**INSTRUCTIONS FOR THE TASK:**
Output the full listing below exactly as it reads, and skip anything that is a picture.

**DATASET SECTION:**
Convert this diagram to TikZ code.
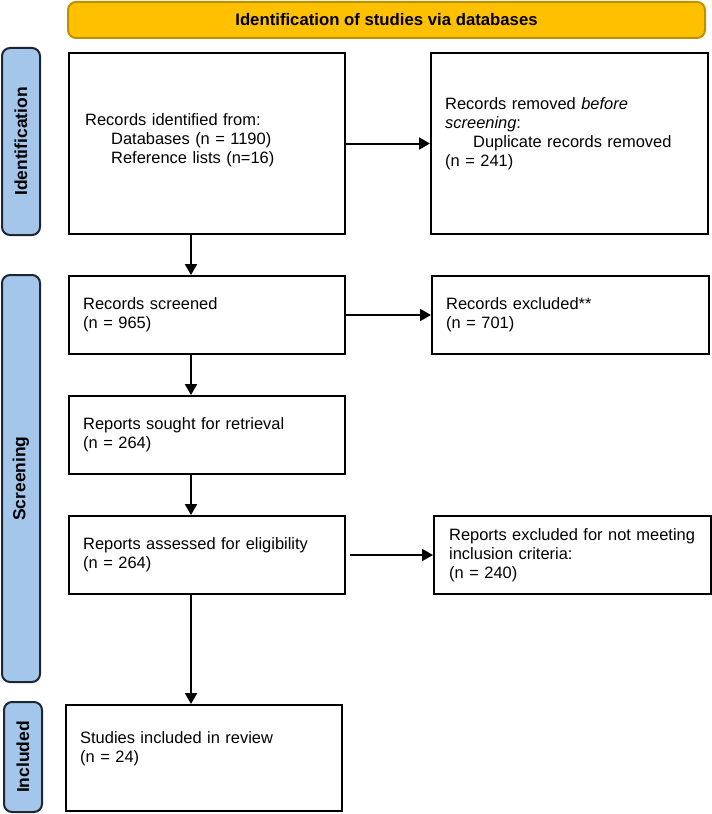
\documentclass[tikz,border=0pt]{standalone}
\usepackage{fontspec}
\setmainfont{Liberation Sans}
\usetikzlibrary{arrows.meta}
\definecolor{bannerfill}{HTML}{FFC000}
\definecolor{bannerdraw}{HTML}{BF9000}
\definecolor{sidefill}{HTML}{A4C6EA}
\definecolor{sidedraw}{HTML}{1F2633}
\begin{document}
\begin{tikzpicture}[x=1bp,y=-1bp,
  every node/.style={font=\fontsize{16.5}{19}\selectfont},
  flowbox/.style={draw=black,line width=2bp,inner xsep=0bp,inner ysep=0bp,anchor=north west},
  boxtext/.style={align=left,anchor=west,inner xsep=0bp},
  sidelabel/.style={draw=sidedraw,fill=sidefill,line width=2bp,rounded corners=8bp},
  sidetext/.style={font=\fontsize{17.5}{19}\selectfont\bfseries,rotate=90},
  arr/.style={line width=2bp,-{Triangle[length=11bp,width=12bp]}}]
\useasboundingbox (0,0) rectangle (712,814);
% banner
\draw[draw=bannerdraw,fill=bannerfill,line width=2bp,rounded corners=8bp] (68,2) rectangle (705,38);
\node[font=\fontsize{16.8}{19}\selectfont\bfseries] (banner) at (386.5,20) {Identification of studies via databases};
% side labels
\draw[sidelabel] (2,48) rectangle (40,235);
\node[sidetext] (sid) at (21,141.5) {Identification};
\draw[sidelabel] (2,275) rectangle (40,682);
\node[sidetext] (sscr) at (21,478.5) {Screening};
\draw[sidelabel] (4,702) rectangle (42,812);
\node[sidetext] (sinc) at (23,757) {Included};
% boxes
\node[flowbox,minimum width=276bp,minimum height=181bp] (b1) at (68,52) {};
\node[boxtext,text width=250bp] (t1) at (85,140) {Records identified from:\\\hspace*{26bp}Databases (n = 1190)\\\hspace*{26bp}Reference lists (n=16)};
\node[flowbox,minimum width=277bp,minimum height=181bp] (b2) at (430,52) {};
\node[boxtext,text width=255bp] (t2) at (445,134) {Records removed \textit{before}\\\textit{screening}:\\\hspace*{28bp}Duplicate records removed\\(n = 241)};
\node[flowbox,minimum width=276bp,minimum height=78bp] (b3) at (68,275) {};
\node[boxtext,text width=250bp] (t3) at (83,315) {Records screened\\(n = 965)};
\node[flowbox,minimum width=277bp,minimum height=78bp] (b4) at (431,275) {};
\node[boxtext,text width=255bp] (t4) at (446,315) {Records excluded**\\(n = 701)};
\node[flowbox,minimum width=276bp,minimum height=78bp] (b5) at (68,395) {};
\node[boxtext,text width=250bp] (t5) at (83,435) {Reports sought for retrieval\\(n = 264)};
\node[flowbox,minimum width=276bp,minimum height=78bp] (b6) at (68,515) {};
\node[boxtext,text width=250bp] (t6) at (83,555) {Reports assessed for eligibility\\(n = 264)};
\node[flowbox,minimum width=277bp,minimum height=78bp] (b7) at (433,515) {};
\node[boxtext,text width=262bp] (t7) at (449,555) {Reports excluded for not meeting\\inclusion criteria:\\(n = 240)};
\node[flowbox,minimum width=276bp,minimum height=106bp] (b8) at (65,704) {};
\node[boxtext,text width=250bp] (t8) at (80,749) {Studies included in review\\(n = 24)};
% connectors
\coordinate (ax) at (191,0);
\draw[arr] (b1.east) -- (b2.west);
\draw[arr] (b3.east) -- (b4.west);
\draw[arr] ([xshift=4bp]b6.east) -- (b7.west);
\draw[arr] (b1.south -| ax) -- (b3.north -| ax);
\draw[arr] (b3.south -| ax) -- (b5.north -| ax);
\draw[arr] (b5.south -| ax) -- (b6.north -| ax);
\draw[arr] (b6.south -| ax) -- (b8.north -| ax);
\end{tikzpicture}
\end{document}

**CORRECT RESPONSE:**
Convert this diagram to TikZ code.
\documentclass[tikz,border=0pt]{standalone}
\usepackage{fontspec}
\setmainfont{Liberation Sans}
\usetikzlibrary{arrows.meta}
\definecolor{bannerfill}{HTML}{FFC000}
\definecolor{bannerdraw}{HTML}{BF9000}
\definecolor{sidefill}{HTML}{A4C6EA}
\definecolor{sidedraw}{HTML}{1F2633}
\begin{document}
\begin{tikzpicture}[x=1bp,y=-1bp,
  every node/.style={font=\fontsize{16.5}{19}\selectfont},
  flowbox/.style={draw=black,line width=2bp,inner xsep=0bp,inner ysep=0bp,anchor=north west},
  boxtext/.style={align=left,anchor=west,inner xsep=0bp},
  sidelabel/.style={draw=sidedraw,fill=sidefill,line width=2bp,rounded corners=8bp},
  sidetext/.style={font=\fontsize{17.5}{19}\selectfont\bfseries,rotate=90},
  arr/.style={line width=2bp,-{Triangle[length=11bp,width=12bp]}}]
\useasboundingbox (0,0) rectangle (712,814);
% banner
\draw[draw=bannerdraw,fill=bannerfill,line width=2bp,rounded corners=8bp] (68,2) rectangle (705,38);
\node[font=\fontsize{16.8}{19}\selectfont\bfseries] (banner) at (386.5,20) {Identification of studies via databases};
% side labels
\draw[sidelabel] (2,48) rectangle (40,235);
\node[sidetext] (sid) at (21,141.5) {Identification};
\draw[sidelabel] (2,275) rectangle (40,682);
\node[sidetext] (sscr) at (21,478.5) {Screening};
\draw[sidelabel] (4,702) rectangle (42,812);
\node[sidetext] (sinc) at (23,757) {Included};
% boxes
\node[flowbox,minimum width=276bp,minimum height=181bp] (b1) at (68,52) {};
\node[boxtext,text width=250bp] (t1) at (85,140) {Records identified from:\\\hspace*{26bp}Databases (n = 1190)\\\hspace*{26bp}Reference lists (n=16)};
\node[flowbox,minimum width=277bp,minimum height=181bp] (b2) at (430,52) {};
\node[boxtext,text width=255bp] (t2) at (445,134) {Records removed \textit{before}\\\textit{screening}:\\\hspace*{28bp}Duplicate records removed\\(n = 241)};
\node[flowbox,minimum width=276bp,minimum height=78bp] (b3) at (68,275) {};
\node[boxtext,text width=250bp] (t3) at (83,315) {Records screened\\(n = 965)};
\node[flowbox,minimum width=277bp,minimum height=78bp] (b4) at (431,275) {};
\node[boxtext,text width=255bp] (t4) at (446,315) {Records excluded**\\(n = 701)};
\node[flowbox,minimum width=276bp,minimum height=78bp] (b5) at (68,395) {};
\node[boxtext,text width=250bp] (t5) at (83,435) {Reports sought for retrieval\\(n = 264)};
\node[flowbox,minimum width=276bp,minimum height=78bp] (b6) at (68,515) {};
\node[boxtext,text width=250bp] (t6) at (83,555) {Reports assessed for eligibility\\(n = 264)};
\node[flowbox,minimum width=277bp,minimum height=78bp] (b7) at (433,515) {};
\node[boxtext,text width=262bp] (t7) at (449,555) {Reports excluded for not meeting\\inclusion criteria:\\(n = 240)};
\node[flowbox,minimum width=276bp,minimum height=106bp] (b8) at (65,704) {};
\node[boxtext,text width=250bp] (t8) at (80,749) {Studies included in review\\(n = 24)};
% connectors
\coordinate (ax) at (191,0);
\draw[arr] (b1.east) -- (b2.west);
\draw[arr] (b3.east) -- (b4.west);
\draw[arr] ([xshift=4bp]b6.east) -- (b7.west);
\draw[arr] (b1.south -| ax) -- (b3.north -| ax);
\draw[arr] (b3.south -| ax) -- (b5.north -| ax);
\draw[arr] (b5.south -| ax) -- (b6.north -| ax);
\draw[arr] (b6.south -| ax) -- (b8.north -| ax);
\end{tikzpicture}
\end{document}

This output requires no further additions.